If you like, it is easier to distibute a public key, so you can automate these commands.

while many company's have limitted internet access for ssh, you will run a daemmon on a different free port. e.g. 21 (ftp) 443 (htps) or 8080

at home start a ssh daemon running on the ftp port 21

/usr/sbin/sshd -p 21

you can add this in your /etc/rc.local

from your client run:

ssh -C -g -L6001:<vncserver>:5901
          -L6002:<mailserver>:143 \
          -L6003:<proxyserver>:3128 \
          -p 21 \
           user@<home-server>

Options:

-C will compress the traffic (very handy for VNC connections)
-g will access other pc's at home to connect to the tunnel on your server

other options are:

-n will not return your session to your prompt and redirect everything to /dev/null
-X will forward a tunnel for X sessions

for more options see the ssh manpage

it will be nice to create a dedicated user on your home-server. On your client you should configure your imap-mail with port 6002, e.g.

If you want to connect from the outside to an internal server which is not accessible from the outsite, you will setup a reverse tunnel: you run this on a server which can connect both to (example) a vnc service on another server and to the internet.

ssh -C -g -R6001:<vncserver>:5901 \
          -p 21 \
          user@<home-server>

At home you start a VNC sesion to your server:1 (5901), it will connect through the tunnel to the vnc-session of the server on the internal network.
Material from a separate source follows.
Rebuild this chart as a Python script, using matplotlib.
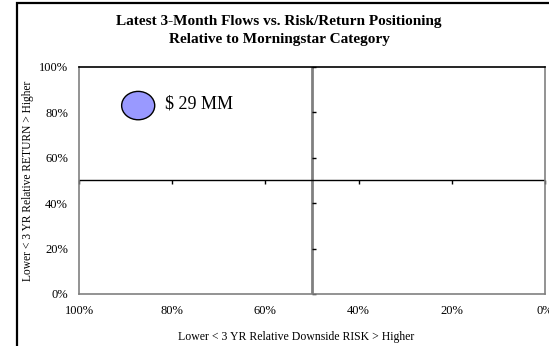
import matplotlib
matplotlib.use("Agg")
import matplotlib.pyplot as plt
from matplotlib.patches import Ellipse, Rectangle
import numpy as np

plt.rcParams['font.family'] = ['Liberation Serif', 'DejaVu Serif']

# fund position vs. category (percent) and 3-month flows ($ MM)
risk_pct = [87.3]
return_pct = [83.0]
flows_mm = [29]
flow_labels = ["$ 29 MM"]

x_ticks = [100, 80, 60, 40, 20, 0]
y_ticks = [0, 20, 40, 60, 80, 100]

fig = plt.figure(figsize=(5.49, 3.46), dpi=100)
ax = fig.add_axes([0.1439, 0.1503, 0.8488, 0.6561])

# outer chart frame (runs off the right/bottom edge)
fig.patches.append(Rectangle((17 / 549, -0.05), 1.2, 1 - 3 / 346 + 0.05,
                             transform=fig.transFigure, fill=False,
                             edgecolor='black', linewidth=1.6, zorder=0))

ax.set_xlim(100, 0)
ax.set_ylim(0, 100)
ax.set_xticks(x_ticks)
ax.set_yticks(y_ticks)
ax.set_xticklabels([f"{t}%" for t in x_ticks])
ax.set_yticklabels([f"{t}%" for t in y_ticks])
ax.tick_params(length=0, labelsize=9)
ax.tick_params(axis='x', pad=8)
ax.tick_params(axis='y', pad=8)

for side in ['left', 'bottom', 'right']:
    ax.spines[side].set_color('#808080')
    ax.spines[side].set_linewidth(1.2)
ax.spines['top'].set_color('black')
ax.spines['top'].set_linewidth(1.2)

# quadrant dividers with their tick marks
ax.axvline(50, color='#808080', linewidth=2, zorder=1)
ax.axhline(50, color='black', linewidth=1, zorder=1)
ax.plot(x_ticks, [50] * len(x_ticks), linestyle='none', marker=3,
        markersize=3, color='black', markeredgewidth=1, clip_on=False)
ax.plot([50] * len(y_ticks), y_ticks, linestyle='none', marker=1,
        markersize=3, color='black', markeredgewidth=1, clip_on=False)

# bubble size scales with flow volume
for x, y, f, lab in zip(risk_pct, return_pct, flows_mm, flow_labels):
    scale = np.sqrt(f / 29)
    ax.add_patch(Ellipse((x, y), 7.1 * scale, 12.5 * scale,
                         facecolor='#9999FF', edgecolor='black',
                         linewidth=1, zorder=3))
    ax.text(x - 5.8 * scale, y + 0.5, lab, fontsize=13, va='center', ha='left')

fig.text(279 / 549, 1 - 22 / 346, "Latest 3-Month Flows vs. Risk/Return Positioning",
         ha='center', va='center', fontsize=11, fontweight='bold')
fig.text(279 / 549, 1 - 40 / 346, "Relative to Morningstar Category",
         ha='center', va='center', fontsize=11, fontweight='bold')

ax.set_xlabel("Lower < 3 YR Relative Downside RISK > Higher", fontsize=8.5)
ax.xaxis.set_label_coords(0.466, -0.165)
ax.set_ylabel("Lower < 3 YR Relative RETURN > Higher", fontsize=8.3)
ax.yaxis.set_label_coords(-0.096, 0.5)

fig.savefig("out.png", dpi=100)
If the connection drops the tunnes is gone, so you write a little loop around it:

#!/bin/bash
while true
do
  ssh -C -g -R6001:<vncserver>:5901 \
            -p 21 \
          user@<home-server>
  sleep 10
done

In this situation you can remote force a reconnect by killing the incomming ssh session on your home-server:

pkill -u <user>

in this case it is easier to create a dedicated ssh user on your home-server.